Chris and I had tried to climb in Pembroke a few years ago but got skunked by MOD (Ministry of Defense) closures that put the entire area off-limits. We listened to tanks fire and watched helicopters shoot missiles at a buoy in the sea—all very interesting, but no climbing. Someone later told me, "Well you can always climb at St. Govans," but that's not true: Sometimes even the road to St. Govans is closed.

This time, the red flag that indicates military firing was flying all week, but the road to St. Govans was open, and at last we got to sample some Pembrokeshire limestone. It was every bit as good as I'd hoped: steep, solid limestone, just as tricky as bolted sport climbs, but with no bolts. You place your own gear, and the complexity and the pump add significantly to the difficulty. We had only a couple of hours our first day, and we did a fantastic moderate route and then I got bouted on The Butcher, an overhanging arete that Chris followed flawlessly.

After all the beautiful sunshine we'd experienced in Britain this trip, we had begun to think it might never rain, but then it did and we had to take a few days off from climbing to hike around the headlands near St. David and explore the amazing cathedral there. When the rain stopped, finding the climbs by St. David proved a challenge. After an abortive mission to locate a sandstone cliff called Carreg-y-Barcud one evening, I broke down and bought yet another guidebook (my third for this trip), a two-volume behemoth that weighed about 1 pound and cost nearly 25 pounds (around $45). Thus armed, we easily located the short solid crags of Porthclais, where we topropoed a few routes above the incoming tide, and then, after a break for tea and a thunderous downpour, Chris and I walked back to the steep slabs of Carreg-y-Barcud and did a terrific crack climb before dinner. That was $45 well-spent. I guess.

As at every cliff we visited during this trip, none of these seacliffs had anchors at the top.
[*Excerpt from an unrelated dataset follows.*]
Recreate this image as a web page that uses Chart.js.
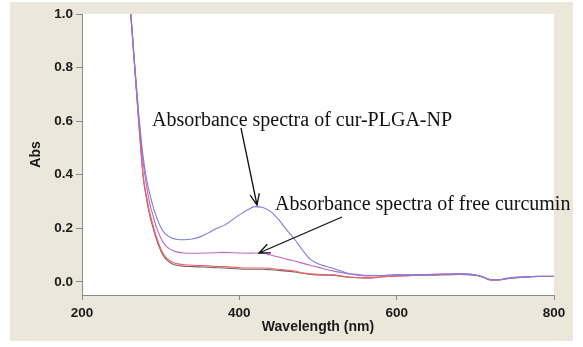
<!DOCTYPE html>
<html>
<head>
<meta charset="utf-8">
<script src="https://cdn.jsdelivr.net/npm/chart.js@4.4.1/dist/chart.umd.min.js"></script>
<style>
  html, body { margin: 0; padding: 0; background: #ffffff; }
  canvas { display: block; }
</style>
</head>
<body>
<canvas id="absChart" width="583" height="347"></canvas>
<script>
// wavelength (nm) sampled along the spectra
const wavelengths = [260, 263, 266, 269, 272, 275, 278, 282, 286, 290, 295, 300, 305, 310, 315, 320, 330, 340, 350, 360, 370, 380, 400, 410, 420, 430, 440, 450, 460, 470, 480, 490, 500, 510, 520, 540, 560, 580, 600, 620, 640, 660, 680, 700, 710, 720, 730, 740, 760, 780, 800];

const plgaNP = [1.08, 0.97, 0.85, 0.74, 0.63, 0.54, 0.46, 0.385, 0.33, 0.285, 0.24, 0.205, 0.182, 0.17, 0.163, 0.159, 0.157, 0.16, 0.168, 0.182, 0.198, 0.21, 0.25, 0.268, 0.281, 0.278, 0.262, 0.232, 0.195, 0.16, 0.12, 0.085, 0.068, 0.058, 0.05, 0.03, 0.022, 0.024, 0.026, 0.026, 0.027, 0.029, 0.03, 0.026, 0.018, 0.008, 0.008, 0.013, 0.018, 0.021, 0.021];

const freeCurcumin = [1.08, 0.96, 0.84, 0.73, 0.62, 0.52, 0.44, 0.36, 0.295, 0.25, 0.2, 0.165, 0.14, 0.126, 0.117, 0.112, 0.108, 0.107, 0.107, 0.108, 0.109, 0.11, 0.108, 0.107, 0.108, 0.107, 0.1, 0.093, 0.085, 0.078, 0.07, 0.062, 0.055, 0.047, 0.04, 0.03, 0.025, 0.024, 0.026, 0.026, 0.027, 0.029, 0.03, 0.026, 0.018, 0.008, 0.008, 0.013, 0.018, 0.021, 0.021];

const redSeries = [1.07, 0.96, 0.84, 0.72, 0.6, 0.49, 0.39, 0.32, 0.26, 0.215, 0.165, 0.125, 0.097, 0.082, 0.073, 0.068, 0.064, 0.062, 0.061, 0.06, 0.058, 0.057, 0.053, 0.052, 0.052, 0.052, 0.05, 0.047, 0.044, 0.04, 0.034, 0.03, 0.028, 0.027, 0.026, 0.018, 0.015, 0.018, 0.022, 0.024, 0.025, 0.027, 0.028, 0.025, 0.017, 0.007, 0.007, 0.012, 0.017, 0.02, 0.02];

const blackSeries = [1.07, 0.96, 0.84, 0.72, 0.6, 0.485, 0.385, 0.31, 0.25, 0.205, 0.155, 0.117, 0.09, 0.076, 0.067, 0.062, 0.058, 0.057, 0.056, 0.055, 0.053, 0.052, 0.048, 0.047, 0.047, 0.047, 0.045, 0.043, 0.04, 0.037, 0.032, 0.028, 0.026, 0.025, 0.024, 0.017, 0.015, 0.018, 0.022, 0.024, 0.025, 0.027, 0.028, 0.025, 0.017, 0.007, 0.007, 0.012, 0.017, 0.02, 0.02];

const yTicks = [0, 0.2, 0.4, 0.6, 0.8, 1.0];
const xTicks = [200, 400, 600, 800];

const toPoints = (values) => values.map((v, i) => ({ x: wavelengths[i], y: v }));

const line = (data, color) => ({
  data: toPoints(data),
  borderColor: color,
  borderWidth: 1.1,
  pointRadius: 0,
  cubicInterpolationMode: "monotone",
  fill: false,
});

const drawArrow = (ctx, x1, y1, x2, y2) => {
  const angle = Math.atan2(y2 - y1, x2 - x1);
  const head = 12;
  ctx.beginPath();
  ctx.moveTo(x1, y1);
  ctx.lineTo(x2, y2);
  ctx.moveTo(x2 - head * Math.cos(angle - 0.4), y2 - head * Math.sin(angle - 0.4));
  ctx.lineTo(x2, y2);
  ctx.lineTo(x2 - head * Math.cos(angle + 0.4), y2 - head * Math.sin(angle + 0.4));
  ctx.stroke();
};

const backdrop = {
  id: "backdrop",
  beforeDraw(chart) {
    const { ctx, chartArea } = chart;
    ctx.save();
    ctx.fillStyle = "#ffffff";
    ctx.fillRect(0, 0, chart.width, chart.height);
    ctx.fillStyle = "#ebe7da";
    ctx.fillRect(10, 2, 563, 339);
    ctx.fillStyle = "#ffffff";
    ctx.fillRect(chartArea.left, chartArea.top, chartArea.right - chartArea.left, chartArea.bottom - chartArea.top);
    ctx.restore();
  },
  afterDraw(chart) {
    const { ctx } = chart;
    ctx.save();
    ctx.fillStyle = "#111111";
    ctx.font = "20px 'Liberation Serif', 'Times New Roman', serif";
    ctx.textBaseline = "alphabetic";
    ctx.fillText("Absorbance spectra of cur-PLGA-NP", 152, 126);
    ctx.fillText("Absorbance spectra of free curcumin", 275, 210);
    ctx.strokeStyle = "#111111";
    ctx.lineWidth = 1.3;
    drawArrow(ctx, 241, 128, 257, 205);
    drawArrow(ctx, 342, 217, 259, 253);
    ctx.restore();
  },
};

new Chart(document.getElementById("absChart"), {
  type: "line",
  data: {
    datasets: [
      line(plgaNP, "#7b7fdc"),
      line(freeCurcumin, "#c066c6"),
      line(redSeries, "#ff5c5c"),
      line(blackSeries, "#6a6a6a"),
    ],
  },
  options: {
    responsive: false,
    animation: false,
    devicePixelRatio: 1,
    layout: { padding: { left: 0, top: 14, right: 29, bottom: 0 } },
    plugins: { legend: { display: false }, tooltip: { enabled: false } },
    scales: {
      x: {
        type: "linear",
        min: 200,
        max: 800,
        afterFit: (scale) => { scale.height = 52; },
        afterBuildTicks: (scale) => { scale.ticks = xTicks.map((v) => ({ value: v })); },
        grid: { drawOnChartArea: false, tickLength: 5, color: "#8a8a8a" },
        border: { color: "#8a8a8a", width: 1 },
        ticks: {
          color: "#1a1a1a",
          padding: 5,
          maxRotation: 0,
          font: { family: "'Liberation Sans', Arial, sans-serif", size: 13.5, weight: "bold" },
        },
        title: {
          display: true,
          text: "Wavelength (nm)",
          color: "#1a1a1a",
          padding: { top: 0, bottom: 11 },
          font: { family: "'Liberation Sans', Arial, sans-serif", size: 14, weight: "bold" },
        },
      },
      y: {
        min: -0.049,
        max: 1.0,
        afterFit: (scale) => { scale.width = 82; },
        afterBuildTicks: (scale) => { scale.ticks = yTicks.map((v) => ({ value: v })); },
        grid: { drawOnChartArea: false, tickLength: 6, color: "#8a8a8a" },
        border: { color: "#8a8a8a", width: 1 },
        ticks: {
          color: "#1a1a1a",
          padding: 3,
          callback: (v) => Number(v).toFixed(1),
          font: { family: "'Liberation Sans', Arial, sans-serif", size: 13.5, weight: "bold" },
        },
        title: {
          display: true,
          text: "Abs",
          color: "#1a1a1a",
          padding: { top: 28, bottom: 0 },
          font: { family: "'Liberation Sans', Arial, sans-serif", size: 14, weight: "bold" },
        },
      },
    },
  },
  plugins: [backdrop],
});
</script>
</body>
</html>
That meant building anchors in boulders and outcrops, or, in many cases, trusting our lives to steel stakes or rebar driven into the turf and tied off. This was a bit hard to take at first, but you quickly get used to it. Even though they flexed a bit, the stakes seemed secure, and some even had an eye for clipping in. In any case, they had to be stronger than the stake anchors some British friends and I used years ago when we climbed the chalk cliffs in Dover: aluminum shelf brackets nicked from the store where we all worked.

For our last day of climbing, we headed back to St. Govans—our first return visit to a crag on this entire trip. (In all, we climbed at 8 crags in 8 days of climbing.) It was a gorgeous day, and it was pure pleasure to have the place already dialed. No searching for the right road, the right path, the right cliff-top, the right rappel anchor, the right route. We fixed a spare rope to a stake and then rappeled back to the beach after each route, bang, bang, bang, climb after beautiful climb. Chris and I agreed that The Arrow, a varied, steep, solid 5.10a might just be the best single-pitch route we'd ever done. And with graceful moves like this head-first jacknife body squeeze, who wouldn't love the 5.9 prow called Front Line?

After three previous visits to Britain in a row characerized by cold rain and gale-force winds, it was a treat to experience the beautiful long northern days in all their summer splendor. I know we'll be back.